WHAT THE TASK REQUIRES:
Report how many lines of the listing below include the word "Apache". Give nothing but the number.

Saved entries
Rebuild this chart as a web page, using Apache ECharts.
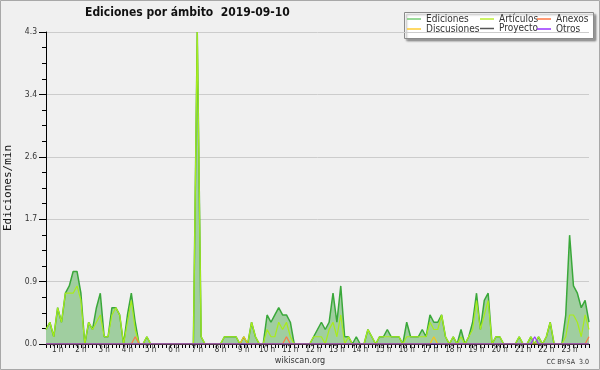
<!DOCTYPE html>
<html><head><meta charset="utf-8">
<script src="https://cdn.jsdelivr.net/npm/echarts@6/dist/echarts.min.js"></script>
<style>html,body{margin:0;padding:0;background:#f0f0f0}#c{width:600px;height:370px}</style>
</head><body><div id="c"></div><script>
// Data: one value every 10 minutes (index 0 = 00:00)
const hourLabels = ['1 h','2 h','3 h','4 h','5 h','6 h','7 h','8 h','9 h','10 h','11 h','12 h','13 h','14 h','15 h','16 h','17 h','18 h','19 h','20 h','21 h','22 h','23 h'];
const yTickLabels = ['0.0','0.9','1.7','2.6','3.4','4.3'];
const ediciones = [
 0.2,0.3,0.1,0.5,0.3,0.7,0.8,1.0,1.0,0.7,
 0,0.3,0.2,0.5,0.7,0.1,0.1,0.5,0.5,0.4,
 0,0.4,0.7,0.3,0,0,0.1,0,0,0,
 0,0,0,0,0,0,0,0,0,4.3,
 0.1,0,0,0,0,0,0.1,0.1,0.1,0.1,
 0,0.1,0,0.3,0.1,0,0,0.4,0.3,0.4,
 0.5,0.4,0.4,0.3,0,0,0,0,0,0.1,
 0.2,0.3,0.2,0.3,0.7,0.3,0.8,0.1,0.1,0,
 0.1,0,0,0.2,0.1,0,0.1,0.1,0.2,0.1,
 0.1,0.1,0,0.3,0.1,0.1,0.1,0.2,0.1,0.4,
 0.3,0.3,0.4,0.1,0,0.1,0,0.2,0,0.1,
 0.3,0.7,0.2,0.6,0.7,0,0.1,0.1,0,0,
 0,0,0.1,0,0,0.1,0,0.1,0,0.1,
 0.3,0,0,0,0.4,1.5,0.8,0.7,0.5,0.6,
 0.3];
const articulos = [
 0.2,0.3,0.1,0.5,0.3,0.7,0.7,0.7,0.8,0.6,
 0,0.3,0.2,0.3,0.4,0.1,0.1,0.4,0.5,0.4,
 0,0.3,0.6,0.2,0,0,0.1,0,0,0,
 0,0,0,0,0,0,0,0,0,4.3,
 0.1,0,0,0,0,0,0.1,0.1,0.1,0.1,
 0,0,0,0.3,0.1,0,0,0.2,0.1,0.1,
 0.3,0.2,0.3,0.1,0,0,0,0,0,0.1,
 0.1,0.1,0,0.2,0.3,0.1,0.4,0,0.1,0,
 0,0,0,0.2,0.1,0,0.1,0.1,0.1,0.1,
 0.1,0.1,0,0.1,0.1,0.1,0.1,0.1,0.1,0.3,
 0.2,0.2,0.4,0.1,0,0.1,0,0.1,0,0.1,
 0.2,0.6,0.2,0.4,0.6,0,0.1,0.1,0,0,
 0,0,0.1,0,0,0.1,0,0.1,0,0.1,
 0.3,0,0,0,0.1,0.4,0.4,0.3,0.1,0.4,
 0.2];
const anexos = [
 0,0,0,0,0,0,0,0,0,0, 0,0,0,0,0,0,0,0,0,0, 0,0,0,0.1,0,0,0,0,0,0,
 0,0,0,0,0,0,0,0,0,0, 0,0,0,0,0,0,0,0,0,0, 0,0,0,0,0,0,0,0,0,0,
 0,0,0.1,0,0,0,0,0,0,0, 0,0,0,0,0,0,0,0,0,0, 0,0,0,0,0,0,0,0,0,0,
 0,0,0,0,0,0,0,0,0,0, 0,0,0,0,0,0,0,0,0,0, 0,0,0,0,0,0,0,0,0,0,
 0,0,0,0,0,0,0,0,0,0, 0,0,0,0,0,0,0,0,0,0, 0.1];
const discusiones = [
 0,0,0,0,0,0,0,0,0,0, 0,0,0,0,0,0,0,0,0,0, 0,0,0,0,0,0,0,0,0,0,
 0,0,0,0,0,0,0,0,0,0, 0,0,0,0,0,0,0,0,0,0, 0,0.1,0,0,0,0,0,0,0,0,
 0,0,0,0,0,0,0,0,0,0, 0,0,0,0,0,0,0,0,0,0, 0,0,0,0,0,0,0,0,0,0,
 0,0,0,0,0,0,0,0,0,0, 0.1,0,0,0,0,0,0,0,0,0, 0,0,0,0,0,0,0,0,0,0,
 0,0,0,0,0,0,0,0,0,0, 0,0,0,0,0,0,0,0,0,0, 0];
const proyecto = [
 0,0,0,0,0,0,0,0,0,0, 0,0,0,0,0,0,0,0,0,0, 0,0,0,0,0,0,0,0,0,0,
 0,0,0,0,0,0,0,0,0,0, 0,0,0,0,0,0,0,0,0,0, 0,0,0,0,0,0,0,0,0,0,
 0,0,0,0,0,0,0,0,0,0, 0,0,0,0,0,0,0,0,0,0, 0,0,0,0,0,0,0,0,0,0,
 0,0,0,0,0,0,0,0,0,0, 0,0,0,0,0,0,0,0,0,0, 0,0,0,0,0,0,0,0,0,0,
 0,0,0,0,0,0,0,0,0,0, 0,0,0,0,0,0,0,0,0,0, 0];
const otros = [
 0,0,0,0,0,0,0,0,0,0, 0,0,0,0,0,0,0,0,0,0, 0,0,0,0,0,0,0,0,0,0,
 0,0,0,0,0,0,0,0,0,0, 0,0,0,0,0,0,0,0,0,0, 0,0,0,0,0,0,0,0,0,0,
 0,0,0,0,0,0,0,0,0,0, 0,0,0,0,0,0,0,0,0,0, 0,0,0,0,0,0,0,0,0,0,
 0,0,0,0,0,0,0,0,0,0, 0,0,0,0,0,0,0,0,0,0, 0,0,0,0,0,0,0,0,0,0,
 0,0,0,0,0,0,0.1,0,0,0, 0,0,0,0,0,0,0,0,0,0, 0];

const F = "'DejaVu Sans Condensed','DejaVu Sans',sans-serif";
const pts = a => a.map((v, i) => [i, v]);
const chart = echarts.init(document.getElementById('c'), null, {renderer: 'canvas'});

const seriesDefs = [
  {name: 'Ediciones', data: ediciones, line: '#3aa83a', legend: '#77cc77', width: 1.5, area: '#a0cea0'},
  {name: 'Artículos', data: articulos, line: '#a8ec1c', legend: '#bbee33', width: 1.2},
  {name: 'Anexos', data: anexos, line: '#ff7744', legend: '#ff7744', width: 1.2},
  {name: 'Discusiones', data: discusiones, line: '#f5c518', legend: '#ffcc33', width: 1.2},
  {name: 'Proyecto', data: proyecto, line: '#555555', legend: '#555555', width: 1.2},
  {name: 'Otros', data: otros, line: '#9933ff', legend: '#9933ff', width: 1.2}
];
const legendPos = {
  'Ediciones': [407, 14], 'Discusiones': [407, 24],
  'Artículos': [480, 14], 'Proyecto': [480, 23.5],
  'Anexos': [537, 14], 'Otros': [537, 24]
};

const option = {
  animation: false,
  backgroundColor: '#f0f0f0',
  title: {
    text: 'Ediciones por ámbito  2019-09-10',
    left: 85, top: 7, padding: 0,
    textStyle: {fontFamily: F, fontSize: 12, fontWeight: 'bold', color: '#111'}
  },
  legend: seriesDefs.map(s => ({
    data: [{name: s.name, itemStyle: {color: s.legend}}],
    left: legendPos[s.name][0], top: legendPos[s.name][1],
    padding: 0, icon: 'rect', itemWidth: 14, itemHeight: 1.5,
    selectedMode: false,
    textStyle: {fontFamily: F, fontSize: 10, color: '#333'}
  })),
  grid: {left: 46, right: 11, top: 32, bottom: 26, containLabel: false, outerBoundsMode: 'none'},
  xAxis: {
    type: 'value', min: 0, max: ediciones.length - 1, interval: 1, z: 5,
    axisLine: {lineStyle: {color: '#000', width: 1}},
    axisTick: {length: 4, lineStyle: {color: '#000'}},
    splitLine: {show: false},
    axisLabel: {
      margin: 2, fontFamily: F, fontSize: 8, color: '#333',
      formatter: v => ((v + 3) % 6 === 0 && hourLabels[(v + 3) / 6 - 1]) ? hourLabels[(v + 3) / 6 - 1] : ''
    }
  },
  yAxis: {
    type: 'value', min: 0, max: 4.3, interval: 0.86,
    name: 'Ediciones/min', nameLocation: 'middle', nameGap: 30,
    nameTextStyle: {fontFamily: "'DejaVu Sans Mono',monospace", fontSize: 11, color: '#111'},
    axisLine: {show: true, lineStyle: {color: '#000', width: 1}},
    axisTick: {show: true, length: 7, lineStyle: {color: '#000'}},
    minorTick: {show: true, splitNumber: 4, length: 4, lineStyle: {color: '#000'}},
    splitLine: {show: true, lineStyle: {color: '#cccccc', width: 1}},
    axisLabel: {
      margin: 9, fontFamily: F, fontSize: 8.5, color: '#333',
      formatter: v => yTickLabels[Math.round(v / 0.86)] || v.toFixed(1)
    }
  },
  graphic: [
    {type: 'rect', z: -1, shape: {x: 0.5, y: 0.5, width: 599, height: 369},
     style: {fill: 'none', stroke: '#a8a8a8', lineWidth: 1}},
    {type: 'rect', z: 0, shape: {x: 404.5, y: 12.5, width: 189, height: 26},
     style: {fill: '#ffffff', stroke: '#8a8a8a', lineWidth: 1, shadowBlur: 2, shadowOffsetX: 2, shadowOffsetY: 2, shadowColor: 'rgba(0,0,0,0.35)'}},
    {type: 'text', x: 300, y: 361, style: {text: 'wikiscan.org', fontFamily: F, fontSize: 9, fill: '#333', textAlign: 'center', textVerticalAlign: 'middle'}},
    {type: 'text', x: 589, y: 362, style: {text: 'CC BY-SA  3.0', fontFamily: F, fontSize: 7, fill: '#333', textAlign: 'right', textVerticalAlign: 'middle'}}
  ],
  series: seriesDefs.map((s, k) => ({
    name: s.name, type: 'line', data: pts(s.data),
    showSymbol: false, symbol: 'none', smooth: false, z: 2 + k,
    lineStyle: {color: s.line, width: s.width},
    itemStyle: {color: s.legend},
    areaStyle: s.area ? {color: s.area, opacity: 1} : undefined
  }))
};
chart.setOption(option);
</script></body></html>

* * *

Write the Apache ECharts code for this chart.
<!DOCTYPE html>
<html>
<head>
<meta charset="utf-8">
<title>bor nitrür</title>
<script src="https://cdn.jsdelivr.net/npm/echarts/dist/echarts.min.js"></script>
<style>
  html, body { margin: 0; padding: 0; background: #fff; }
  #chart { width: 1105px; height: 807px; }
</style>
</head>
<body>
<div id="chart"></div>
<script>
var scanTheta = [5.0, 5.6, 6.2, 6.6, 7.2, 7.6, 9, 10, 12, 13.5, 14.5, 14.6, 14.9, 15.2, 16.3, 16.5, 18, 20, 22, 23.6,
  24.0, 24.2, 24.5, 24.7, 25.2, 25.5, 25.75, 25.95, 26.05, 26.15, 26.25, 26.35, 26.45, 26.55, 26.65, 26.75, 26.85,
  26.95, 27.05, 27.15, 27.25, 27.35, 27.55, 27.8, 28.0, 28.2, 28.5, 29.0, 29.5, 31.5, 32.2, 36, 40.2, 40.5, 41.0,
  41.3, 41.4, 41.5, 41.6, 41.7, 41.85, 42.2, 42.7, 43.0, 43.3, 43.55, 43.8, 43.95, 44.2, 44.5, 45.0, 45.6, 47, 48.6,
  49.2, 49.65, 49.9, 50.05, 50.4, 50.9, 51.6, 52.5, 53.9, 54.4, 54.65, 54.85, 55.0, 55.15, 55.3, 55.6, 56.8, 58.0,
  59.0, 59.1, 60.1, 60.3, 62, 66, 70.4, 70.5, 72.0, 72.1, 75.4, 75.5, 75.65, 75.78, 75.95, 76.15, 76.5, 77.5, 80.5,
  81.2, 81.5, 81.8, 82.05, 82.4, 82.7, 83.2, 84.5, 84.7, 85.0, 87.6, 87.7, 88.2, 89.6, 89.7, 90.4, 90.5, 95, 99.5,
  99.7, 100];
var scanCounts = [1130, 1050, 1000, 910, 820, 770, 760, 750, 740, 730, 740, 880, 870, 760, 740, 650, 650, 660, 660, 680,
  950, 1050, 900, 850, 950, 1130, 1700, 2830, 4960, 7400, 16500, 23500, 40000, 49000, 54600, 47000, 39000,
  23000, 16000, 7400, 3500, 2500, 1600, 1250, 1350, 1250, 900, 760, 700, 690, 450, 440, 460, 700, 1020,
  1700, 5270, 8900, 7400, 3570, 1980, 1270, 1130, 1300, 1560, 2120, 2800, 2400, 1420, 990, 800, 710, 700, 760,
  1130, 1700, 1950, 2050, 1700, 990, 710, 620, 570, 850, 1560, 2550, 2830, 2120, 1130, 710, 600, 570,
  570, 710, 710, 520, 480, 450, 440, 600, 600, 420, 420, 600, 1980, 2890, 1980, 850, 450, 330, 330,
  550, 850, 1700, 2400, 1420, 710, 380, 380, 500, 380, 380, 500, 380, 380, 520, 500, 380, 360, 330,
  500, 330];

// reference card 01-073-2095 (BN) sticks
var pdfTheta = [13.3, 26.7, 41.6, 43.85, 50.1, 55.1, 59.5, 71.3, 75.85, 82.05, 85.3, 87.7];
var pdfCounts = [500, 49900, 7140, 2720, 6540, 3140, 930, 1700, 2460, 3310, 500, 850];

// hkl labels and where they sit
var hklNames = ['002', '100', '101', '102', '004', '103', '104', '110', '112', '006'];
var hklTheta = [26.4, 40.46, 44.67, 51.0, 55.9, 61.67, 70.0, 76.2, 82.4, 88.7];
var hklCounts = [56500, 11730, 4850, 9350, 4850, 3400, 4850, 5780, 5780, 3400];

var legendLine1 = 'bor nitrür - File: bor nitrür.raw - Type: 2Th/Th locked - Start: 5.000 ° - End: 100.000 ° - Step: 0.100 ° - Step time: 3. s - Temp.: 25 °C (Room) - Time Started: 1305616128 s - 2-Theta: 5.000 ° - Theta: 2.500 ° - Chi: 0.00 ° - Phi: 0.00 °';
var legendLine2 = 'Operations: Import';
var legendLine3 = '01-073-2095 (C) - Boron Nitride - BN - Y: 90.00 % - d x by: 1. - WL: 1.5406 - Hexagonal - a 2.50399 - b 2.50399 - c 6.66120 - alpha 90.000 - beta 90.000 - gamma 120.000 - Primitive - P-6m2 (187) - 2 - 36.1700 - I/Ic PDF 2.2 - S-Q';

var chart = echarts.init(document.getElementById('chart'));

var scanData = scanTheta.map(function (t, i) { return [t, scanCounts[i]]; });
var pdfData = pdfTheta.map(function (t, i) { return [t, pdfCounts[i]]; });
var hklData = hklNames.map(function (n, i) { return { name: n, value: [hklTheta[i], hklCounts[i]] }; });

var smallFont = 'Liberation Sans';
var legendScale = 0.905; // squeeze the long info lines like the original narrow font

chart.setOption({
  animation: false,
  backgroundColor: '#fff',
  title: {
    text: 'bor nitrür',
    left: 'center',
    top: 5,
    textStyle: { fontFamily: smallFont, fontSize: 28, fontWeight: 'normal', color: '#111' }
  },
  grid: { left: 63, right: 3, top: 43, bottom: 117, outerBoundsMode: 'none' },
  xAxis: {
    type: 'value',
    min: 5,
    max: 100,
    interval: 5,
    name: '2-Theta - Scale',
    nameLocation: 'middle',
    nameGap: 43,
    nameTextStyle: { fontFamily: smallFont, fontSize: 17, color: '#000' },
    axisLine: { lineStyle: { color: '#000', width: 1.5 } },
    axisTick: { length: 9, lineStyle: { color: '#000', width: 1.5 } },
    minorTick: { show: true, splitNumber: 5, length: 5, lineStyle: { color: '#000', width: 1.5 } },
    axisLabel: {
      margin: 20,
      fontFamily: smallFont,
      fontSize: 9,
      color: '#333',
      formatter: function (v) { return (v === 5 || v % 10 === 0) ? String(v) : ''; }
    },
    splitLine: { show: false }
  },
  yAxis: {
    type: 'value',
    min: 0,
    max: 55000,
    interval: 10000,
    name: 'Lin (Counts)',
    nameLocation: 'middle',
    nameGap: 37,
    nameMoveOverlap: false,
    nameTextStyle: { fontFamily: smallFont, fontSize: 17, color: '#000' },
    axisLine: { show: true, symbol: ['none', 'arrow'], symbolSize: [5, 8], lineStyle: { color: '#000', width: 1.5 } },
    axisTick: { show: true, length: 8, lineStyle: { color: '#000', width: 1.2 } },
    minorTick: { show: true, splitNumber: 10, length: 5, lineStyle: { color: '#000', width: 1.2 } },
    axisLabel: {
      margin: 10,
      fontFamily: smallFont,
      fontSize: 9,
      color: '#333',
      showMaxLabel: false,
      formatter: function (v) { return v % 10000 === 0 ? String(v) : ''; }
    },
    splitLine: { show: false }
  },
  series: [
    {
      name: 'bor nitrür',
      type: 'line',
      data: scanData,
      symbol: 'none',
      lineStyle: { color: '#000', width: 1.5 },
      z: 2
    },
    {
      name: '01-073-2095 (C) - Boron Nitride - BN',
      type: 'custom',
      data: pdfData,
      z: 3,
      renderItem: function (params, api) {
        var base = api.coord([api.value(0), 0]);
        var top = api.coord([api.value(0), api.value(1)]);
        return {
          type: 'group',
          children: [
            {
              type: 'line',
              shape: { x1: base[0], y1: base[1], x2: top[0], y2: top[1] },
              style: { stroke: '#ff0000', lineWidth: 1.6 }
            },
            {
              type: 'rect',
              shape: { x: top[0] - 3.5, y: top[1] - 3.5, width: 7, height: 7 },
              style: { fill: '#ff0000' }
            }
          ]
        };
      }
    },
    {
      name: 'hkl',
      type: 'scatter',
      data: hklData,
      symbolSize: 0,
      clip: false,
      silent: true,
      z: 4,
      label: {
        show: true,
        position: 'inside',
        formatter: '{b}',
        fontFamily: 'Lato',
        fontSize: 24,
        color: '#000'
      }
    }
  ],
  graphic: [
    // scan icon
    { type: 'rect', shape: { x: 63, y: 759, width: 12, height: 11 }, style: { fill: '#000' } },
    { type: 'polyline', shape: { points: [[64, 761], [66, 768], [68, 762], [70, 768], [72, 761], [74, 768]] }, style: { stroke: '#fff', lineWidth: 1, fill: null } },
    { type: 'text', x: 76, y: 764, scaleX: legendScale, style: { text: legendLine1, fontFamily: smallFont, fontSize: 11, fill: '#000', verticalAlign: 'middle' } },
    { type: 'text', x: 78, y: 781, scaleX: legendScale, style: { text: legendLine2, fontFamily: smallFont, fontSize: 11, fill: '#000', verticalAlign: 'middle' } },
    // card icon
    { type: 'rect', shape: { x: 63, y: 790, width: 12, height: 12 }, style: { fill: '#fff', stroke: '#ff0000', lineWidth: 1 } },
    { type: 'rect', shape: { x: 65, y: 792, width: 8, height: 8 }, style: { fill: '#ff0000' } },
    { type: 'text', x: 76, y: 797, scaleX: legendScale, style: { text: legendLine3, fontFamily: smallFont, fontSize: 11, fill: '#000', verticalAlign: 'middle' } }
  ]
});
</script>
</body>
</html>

RESPONSE TO THIS EXERCISE:
2